## WHAT IS ASKED
Write out the full listing exactly as given, minus the images.

## GIVEN DATA
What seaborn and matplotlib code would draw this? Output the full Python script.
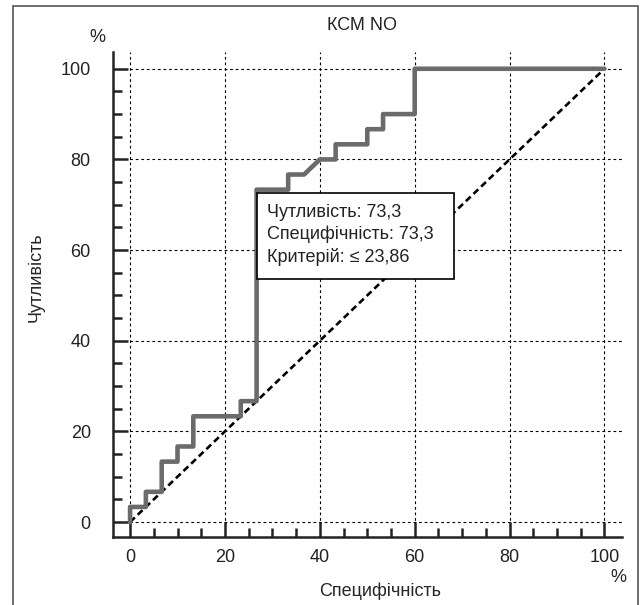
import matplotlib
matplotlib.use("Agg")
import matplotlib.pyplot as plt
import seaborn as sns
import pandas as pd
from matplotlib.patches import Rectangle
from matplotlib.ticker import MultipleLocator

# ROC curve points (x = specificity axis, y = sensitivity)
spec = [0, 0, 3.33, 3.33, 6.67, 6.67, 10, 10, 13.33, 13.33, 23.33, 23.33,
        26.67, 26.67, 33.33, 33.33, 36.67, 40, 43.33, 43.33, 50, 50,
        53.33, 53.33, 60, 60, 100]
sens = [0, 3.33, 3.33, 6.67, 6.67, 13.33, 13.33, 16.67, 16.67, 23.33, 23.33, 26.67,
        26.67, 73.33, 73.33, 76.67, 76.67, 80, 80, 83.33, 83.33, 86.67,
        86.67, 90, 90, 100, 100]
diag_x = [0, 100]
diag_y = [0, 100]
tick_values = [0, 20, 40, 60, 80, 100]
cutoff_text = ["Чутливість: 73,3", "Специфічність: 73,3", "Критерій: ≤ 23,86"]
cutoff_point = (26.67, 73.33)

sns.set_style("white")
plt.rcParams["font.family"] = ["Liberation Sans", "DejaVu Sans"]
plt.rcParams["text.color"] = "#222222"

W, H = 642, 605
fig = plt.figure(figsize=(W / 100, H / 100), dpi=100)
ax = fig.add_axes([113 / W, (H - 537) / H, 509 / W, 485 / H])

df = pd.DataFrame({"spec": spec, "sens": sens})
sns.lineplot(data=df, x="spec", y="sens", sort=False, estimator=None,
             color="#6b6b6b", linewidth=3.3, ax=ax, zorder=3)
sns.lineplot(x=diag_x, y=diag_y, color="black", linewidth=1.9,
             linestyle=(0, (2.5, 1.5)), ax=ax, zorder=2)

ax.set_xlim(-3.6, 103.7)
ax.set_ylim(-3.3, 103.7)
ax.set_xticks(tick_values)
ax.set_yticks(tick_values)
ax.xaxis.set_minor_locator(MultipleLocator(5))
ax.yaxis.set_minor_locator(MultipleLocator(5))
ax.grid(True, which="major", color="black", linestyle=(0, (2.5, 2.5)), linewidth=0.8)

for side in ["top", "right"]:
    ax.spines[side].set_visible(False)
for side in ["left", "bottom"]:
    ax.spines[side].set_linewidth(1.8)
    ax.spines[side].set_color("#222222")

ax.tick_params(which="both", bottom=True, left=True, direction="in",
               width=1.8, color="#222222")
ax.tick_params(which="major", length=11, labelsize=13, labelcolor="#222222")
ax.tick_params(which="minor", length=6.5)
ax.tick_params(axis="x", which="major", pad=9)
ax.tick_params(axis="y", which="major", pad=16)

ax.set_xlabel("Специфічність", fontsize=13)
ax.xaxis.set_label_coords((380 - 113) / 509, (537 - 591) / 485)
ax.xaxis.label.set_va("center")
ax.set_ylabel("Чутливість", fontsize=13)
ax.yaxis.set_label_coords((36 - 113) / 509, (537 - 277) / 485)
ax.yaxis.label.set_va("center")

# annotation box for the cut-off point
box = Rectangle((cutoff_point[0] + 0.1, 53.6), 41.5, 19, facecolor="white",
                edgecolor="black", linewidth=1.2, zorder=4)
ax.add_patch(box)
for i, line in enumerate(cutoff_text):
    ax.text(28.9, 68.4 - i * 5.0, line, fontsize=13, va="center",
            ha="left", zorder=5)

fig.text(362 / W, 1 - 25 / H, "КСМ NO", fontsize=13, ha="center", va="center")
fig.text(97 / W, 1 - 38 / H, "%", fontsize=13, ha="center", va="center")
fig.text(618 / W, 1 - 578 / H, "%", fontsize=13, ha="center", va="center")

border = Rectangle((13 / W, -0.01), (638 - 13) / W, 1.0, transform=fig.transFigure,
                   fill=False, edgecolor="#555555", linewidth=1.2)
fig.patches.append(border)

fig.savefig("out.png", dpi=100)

## FINAL ANSWER
What seaborn and matplotlib code would draw this? Output the full Python script.
import matplotlib
matplotlib.use("Agg")
import matplotlib.pyplot as plt
import seaborn as sns
import pandas as pd
from matplotlib.patches import Rectangle
from matplotlib.ticker import MultipleLocator

# ROC curve points (x = specificity axis, y = sensitivity)
spec = [0, 0, 3.33, 3.33, 6.67, 6.67, 10, 10, 13.33, 13.33, 23.33, 23.33,
        26.67, 26.67, 33.33, 33.33, 36.67, 40, 43.33, 43.33, 50, 50,
        53.33, 53.33, 60, 60, 100]
sens = [0, 3.33, 3.33, 6.67, 6.67, 13.33, 13.33, 16.67, 16.67, 23.33, 23.33, 26.67,
        26.67, 73.33, 73.33, 76.67, 76.67, 80, 80, 83.33, 83.33, 86.67,
        86.67, 90, 90, 100, 100]
diag_x = [0, 100]
diag_y = [0, 100]
tick_values = [0, 20, 40, 60, 80, 100]
cutoff_text = ["Чутливість: 73,3", "Специфічність: 73,3", "Критерій: ≤ 23,86"]
cutoff_point = (26.67, 73.33)

sns.set_style("white")
plt.rcParams["font.family"] = ["Liberation Sans", "DejaVu Sans"]
plt.rcParams["text.color"] = "#222222"

W, H = 642, 605
fig = plt.figure(figsize=(W / 100, H / 100), dpi=100)
ax = fig.add_axes([113 / W, (H - 537) / H, 509 / W, 485 / H])

df = pd.DataFrame({"spec": spec, "sens": sens})
sns.lineplot(data=df, x="spec", y="sens", sort=False, estimator=None,
             color="#6b6b6b", linewidth=3.3, ax=ax, zorder=3)
sns.lineplot(x=diag_x, y=diag_y, color="black", linewidth=1.9,
             linestyle=(0, (2.5, 1.5)), ax=ax, zorder=2)

ax.set_xlim(-3.6, 103.7)
ax.set_ylim(-3.3, 103.7)
ax.set_xticks(tick_values)
ax.set_yticks(tick_values)
ax.xaxis.set_minor_locator(MultipleLocator(5))
ax.yaxis.set_minor_locator(MultipleLocator(5))
ax.grid(True, which="major", color="black", linestyle=(0, (2.5, 2.5)), linewidth=0.8)

for side in ["top", "right"]:
    ax.spines[side].set_visible(False)
for side in ["left", "bottom"]:
    ax.spines[side].set_linewidth(1.8)
    ax.spines[side].set_color("#222222")

ax.tick_params(which="both", bottom=True, left=True, direction="in",
               width=1.8, color="#222222")
ax.tick_params(which="major", length=11, labelsize=13, labelcolor="#222222")
ax.tick_params(which="minor", length=6.5)
ax.tick_params(axis="x", which="major", pad=9)
ax.tick_params(axis="y", which="major", pad=16)

ax.set_xlabel("Специфічність", fontsize=13)
ax.xaxis.set_label_coords((380 - 113) / 509, (537 - 591) / 485)
ax.xaxis.label.set_va("center")
ax.set_ylabel("Чутливість", fontsize=13)
ax.yaxis.set_label_coords((36 - 113) / 509, (537 - 277) / 485)
ax.yaxis.label.set_va("center")

# annotation box for the cut-off point
box = Rectangle((cutoff_point[0] + 0.1, 53.6), 41.5, 19, facecolor="white",
                edgecolor="black", linewidth=1.2, zorder=4)
ax.add_patch(box)
for i, line in enumerate(cutoff_text):
    ax.text(28.9, 68.4 - i * 5.0, line, fontsize=13, va="center",
            ha="left", zorder=5)

fig.text(362 / W, 1 - 25 / H, "КСМ NO", fontsize=13, ha="center", va="center")
fig.text(97 / W, 1 - 38 / H, "%", fontsize=13, ha="center", va="center")
fig.text(618 / W, 1 - 578 / H, "%", fontsize=13, ha="center", va="center")

border = Rectangle((13 / W, -0.01), (638 - 13) / W, 1.0, transform=fig.transFigure,
                   fill=False, edgecolor="#555555", linewidth=1.2)
fig.patches.append(border)

fig.savefig("out.png", dpi=100)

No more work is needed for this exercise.